Washington AG to sue over Trump’s birthright citizenship order

Birthright citizenship was codified in the 14th Amendment to the US Constitution in 1868.

Washington’s attorney general plans to sue the Trump administration Tuesday over the president’s executive order seeking to end birthright citizenship.

Attorney General Nick Brown’s lawsuit comes just 24 hours after President Donald Trump took office for a second time Monday.

Brown, who was sworn in last week, is set to announce the litigation in an 11 a.m. news conference in Seattle.

The 14th Amendment to the U.S. Constitution codified birthright citizenship in 1868.

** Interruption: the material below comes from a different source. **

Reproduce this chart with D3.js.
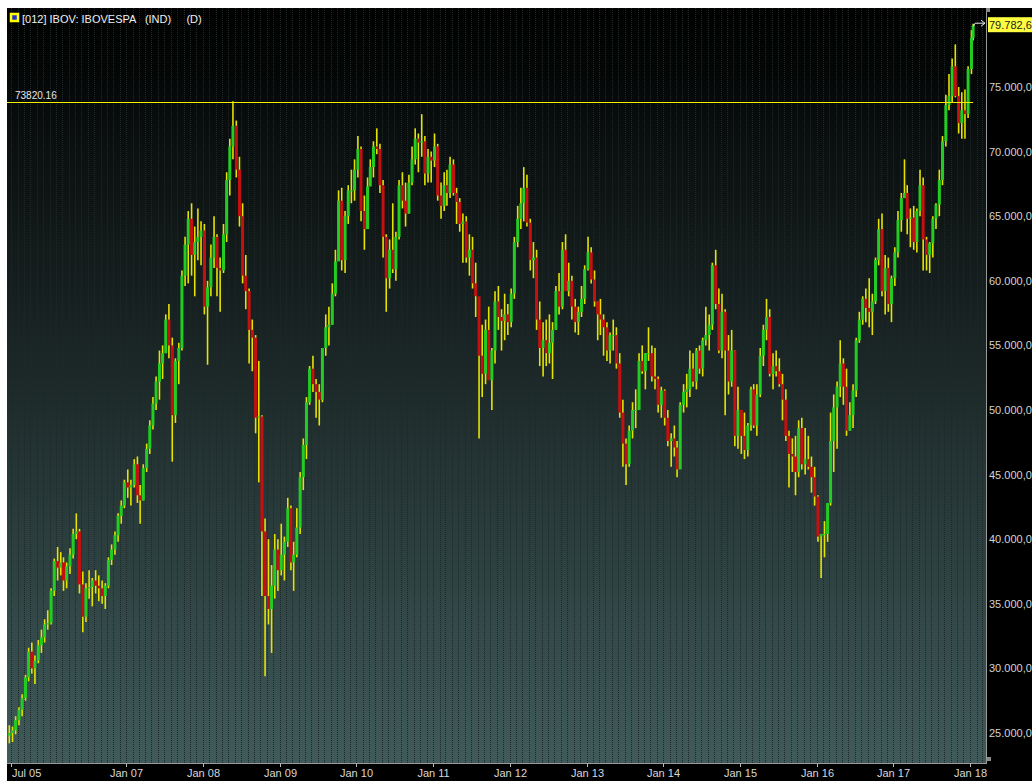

Trump’s executive order, signed in the opening hours of his presidency, would block birthright citizenship for children born to mothers in the United States illegally and fathers who are not lawful permanent residents. It would also affect children born to mothers in the country temporarily, such as on student, work or tourist visas.

Legal experts have said Trump’s plan won’t hold up in court. In 1898, the U.S. Supreme Court affirmed birthright citizenship when it ruled a person born in San Francisco to Chinese parents was a U.S. citizen.

The 14th Amendment begins: “All persons born or naturalized in the United States, and subject to the jurisdiction thereof, are citizens of the United States and of the State wherein they reside.”

The executive order focuses on the “subject to the jurisdiction thereof” phrase.

“The Fourteenth Amendment has always excluded from birthright citizenship persons who were born in the United States but not ‘subject to the jurisdiction thereof,’” Trump’s order reads.

A group of advocacy organizations, including the American Civil Liberties Union, also filed a legal challenge on the birthright citizenship order.

In an interview last week, Brown highlighted birthright citizenship as a potential battleground with the Trump administration.

“There have been proposals to end birthright citizenship, for example, or at least attempt to, despite its real, solid constitutional Foundation,” he said.

Trump issued dozens of executive orders on his first day focused on immigration and other areas. On Monday night, Brown described these as “gravely concerning.”

“We will carefully analyze the orders and determine what legal action is appropriate,” Brown said in a statement. “Some examples, such as the president’s attack on birthright citizenship, are not only unconstitutional on their face, but simply un-American.”

Brown is no stranger to legal clashes with the Trump administration.

As former Gov. Jay Inslee’s legal counsel in 2017, he helped draft the administration’s opposition to the federal ban on travel from predominantly Muslim countries.